### Task statement
Extract the full listing verbatim and drop any pictures from your copy.

### Data shown
+ + +

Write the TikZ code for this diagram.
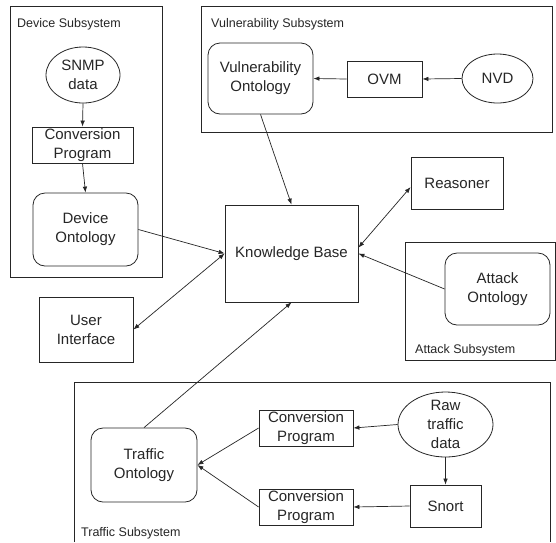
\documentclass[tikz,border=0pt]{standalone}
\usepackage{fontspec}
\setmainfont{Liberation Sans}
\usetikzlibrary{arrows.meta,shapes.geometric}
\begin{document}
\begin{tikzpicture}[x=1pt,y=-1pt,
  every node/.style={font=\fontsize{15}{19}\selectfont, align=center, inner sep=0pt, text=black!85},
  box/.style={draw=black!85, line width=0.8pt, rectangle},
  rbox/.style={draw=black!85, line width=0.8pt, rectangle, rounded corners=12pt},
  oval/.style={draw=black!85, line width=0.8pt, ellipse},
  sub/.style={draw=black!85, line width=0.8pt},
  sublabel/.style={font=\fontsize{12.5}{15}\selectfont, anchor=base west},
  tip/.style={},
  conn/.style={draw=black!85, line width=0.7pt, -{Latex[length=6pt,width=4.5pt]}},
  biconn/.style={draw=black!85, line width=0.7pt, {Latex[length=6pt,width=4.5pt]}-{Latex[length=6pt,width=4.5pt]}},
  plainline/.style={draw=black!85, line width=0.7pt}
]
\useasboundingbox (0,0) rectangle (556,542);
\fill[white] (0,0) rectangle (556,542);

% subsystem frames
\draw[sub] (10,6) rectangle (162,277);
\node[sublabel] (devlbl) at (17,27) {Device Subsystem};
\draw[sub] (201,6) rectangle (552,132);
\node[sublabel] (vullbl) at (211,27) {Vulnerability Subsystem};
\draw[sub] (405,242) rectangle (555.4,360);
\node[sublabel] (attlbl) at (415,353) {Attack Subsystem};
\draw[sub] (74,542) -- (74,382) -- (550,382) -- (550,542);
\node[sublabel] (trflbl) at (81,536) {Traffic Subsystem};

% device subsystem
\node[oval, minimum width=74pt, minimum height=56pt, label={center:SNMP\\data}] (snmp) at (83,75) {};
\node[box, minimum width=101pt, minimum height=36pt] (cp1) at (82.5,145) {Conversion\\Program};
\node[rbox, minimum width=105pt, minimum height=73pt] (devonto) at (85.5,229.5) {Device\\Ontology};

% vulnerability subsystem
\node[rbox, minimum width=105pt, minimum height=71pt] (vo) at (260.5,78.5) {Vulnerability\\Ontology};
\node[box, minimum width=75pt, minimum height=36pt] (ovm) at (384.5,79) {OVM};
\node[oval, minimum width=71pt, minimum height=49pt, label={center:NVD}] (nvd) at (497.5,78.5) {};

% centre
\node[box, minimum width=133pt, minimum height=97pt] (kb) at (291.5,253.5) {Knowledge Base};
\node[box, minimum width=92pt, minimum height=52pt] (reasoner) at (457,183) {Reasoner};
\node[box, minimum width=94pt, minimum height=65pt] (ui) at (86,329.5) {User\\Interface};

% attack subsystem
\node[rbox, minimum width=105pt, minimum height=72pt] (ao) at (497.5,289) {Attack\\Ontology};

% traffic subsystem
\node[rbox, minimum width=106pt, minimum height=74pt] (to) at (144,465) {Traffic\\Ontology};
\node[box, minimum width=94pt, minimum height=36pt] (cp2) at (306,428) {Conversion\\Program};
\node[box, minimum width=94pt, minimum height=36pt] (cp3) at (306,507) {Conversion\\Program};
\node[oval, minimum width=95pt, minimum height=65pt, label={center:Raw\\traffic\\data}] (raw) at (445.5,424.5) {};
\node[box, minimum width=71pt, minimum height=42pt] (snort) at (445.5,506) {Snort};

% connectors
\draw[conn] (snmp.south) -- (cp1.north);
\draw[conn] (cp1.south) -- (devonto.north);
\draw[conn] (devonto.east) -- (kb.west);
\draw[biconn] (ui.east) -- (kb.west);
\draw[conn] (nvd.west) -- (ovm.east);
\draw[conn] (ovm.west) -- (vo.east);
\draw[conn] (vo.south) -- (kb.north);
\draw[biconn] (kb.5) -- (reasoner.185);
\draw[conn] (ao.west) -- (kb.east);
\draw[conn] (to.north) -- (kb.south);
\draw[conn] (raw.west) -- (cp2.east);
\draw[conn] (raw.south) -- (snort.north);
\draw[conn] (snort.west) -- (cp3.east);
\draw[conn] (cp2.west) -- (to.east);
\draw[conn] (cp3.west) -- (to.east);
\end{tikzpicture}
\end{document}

+ + +

### The reply
Write the TikZ code for this diagram.
\documentclass[tikz,border=0pt]{standalone}
\usepackage{fontspec}
\setmainfont{Liberation Sans}
\usetikzlibrary{arrows.meta,shapes.geometric}
\begin{document}
\begin{tikzpicture}[x=1pt,y=-1pt,
  every node/.style={font=\fontsize{15}{19}\selectfont, align=center, inner sep=0pt, text=black!85},
  box/.style={draw=black!85, line width=0.8pt, rectangle},
  rbox/.style={draw=black!85, line width=0.8pt, rectangle, rounded corners=12pt},
  oval/.style={draw=black!85, line width=0.8pt, ellipse},
  sub/.style={draw=black!85, line width=0.8pt},
  sublabel/.style={font=\fontsize{12.5}{15}\selectfont, anchor=base west},
  tip/.style={},
  conn/.style={draw=black!85, line width=0.7pt, -{Latex[length=6pt,width=4.5pt]}},
  biconn/.style={draw=black!85, line width=0.7pt, {Latex[length=6pt,width=4.5pt]}-{Latex[length=6pt,width=4.5pt]}},
  plainline/.style={draw=black!85, line width=0.7pt}
]
\useasboundingbox (0,0) rectangle (556,542);
\fill[white] (0,0) rectangle (556,542);

% subsystem frames
\draw[sub] (10,6) rectangle (162,277);
\node[sublabel] (devlbl) at (17,27) {Device Subsystem};
\draw[sub] (201,6) rectangle (552,132);
\node[sublabel] (vullbl) at (211,27) {Vulnerability Subsystem};
\draw[sub] (405,242) rectangle (555.4,360);
\node[sublabel] (attlbl) at (415,353) {Attack Subsystem};
\draw[sub] (74,542) -- (74,382) -- (550,382) -- (550,542);
\node[sublabel] (trflbl) at (81,536) {Traffic Subsystem};

% device subsystem
\node[oval, minimum width=74pt, minimum height=56pt, label={center:SNMP\\data}] (snmp) at (83,75) {};
\node[box, minimum width=101pt, minimum height=36pt] (cp1) at (82.5,145) {Conversion\\Program};
\node[rbox, minimum width=105pt, minimum height=73pt] (devonto) at (85.5,229.5) {Device\\Ontology};

% vulnerability subsystem
\node[rbox, minimum width=105pt, minimum height=71pt] (vo) at (260.5,78.5) {Vulnerability\\Ontology};
\node[box, minimum width=75pt, minimum height=36pt] (ovm) at (384.5,79) {OVM};
\node[oval, minimum width=71pt, minimum height=49pt, label={center:NVD}] (nvd) at (497.5,78.5) {};

% centre
\node[box, minimum width=133pt, minimum height=97pt] (kb) at (291.5,253.5) {Knowledge Base};
\node[box, minimum width=92pt, minimum height=52pt] (reasoner) at (457,183) {Reasoner};
\node[box, minimum width=94pt, minimum height=65pt] (ui) at (86,329.5) {User\\Interface};

% attack subsystem
\node[rbox, minimum width=105pt, minimum height=72pt] (ao) at (497.5,289) {Attack\\Ontology};

% traffic subsystem
\node[rbox, minimum width=106pt, minimum height=74pt] (to) at (144,465) {Traffic\\Ontology};
\node[box, minimum width=94pt, minimum height=36pt] (cp2) at (306,428) {Conversion\\Program};
\node[box, minimum width=94pt, minimum height=36pt] (cp3) at (306,507) {Conversion\\Program};
\node[oval, minimum width=95pt, minimum height=65pt, label={center:Raw\\traffic\\data}] (raw) at (445.5,424.5) {};
\node[box, minimum width=71pt, minimum height=42pt] (snort) at (445.5,506) {Snort};

% connectors
\draw[conn] (snmp.south) -- (cp1.north);
\draw[conn] (cp1.south) -- (devonto.north);
\draw[conn] (devonto.east) -- (kb.west);
\draw[biconn] (ui.east) -- (kb.west);
\draw[conn] (nvd.west) -- (ovm.east);
\draw[conn] (ovm.west) -- (vo.east);
\draw[conn] (vo.south) -- (kb.north);
\draw[biconn] (kb.5) -- (reasoner.185);
\draw[conn] (ao.west) -- (kb.east);
\draw[conn] (to.north) -- (kb.south);
\draw[conn] (raw.west) -- (cp2.east);
\draw[conn] (raw.south) -- (snort.north);
\draw[conn] (snort.west) -- (cp3.east);
\draw[conn] (cp2.west) -- (to.east);
\draw[conn] (cp3.west) -- (to.east);
\end{tikzpicture}
\end{document}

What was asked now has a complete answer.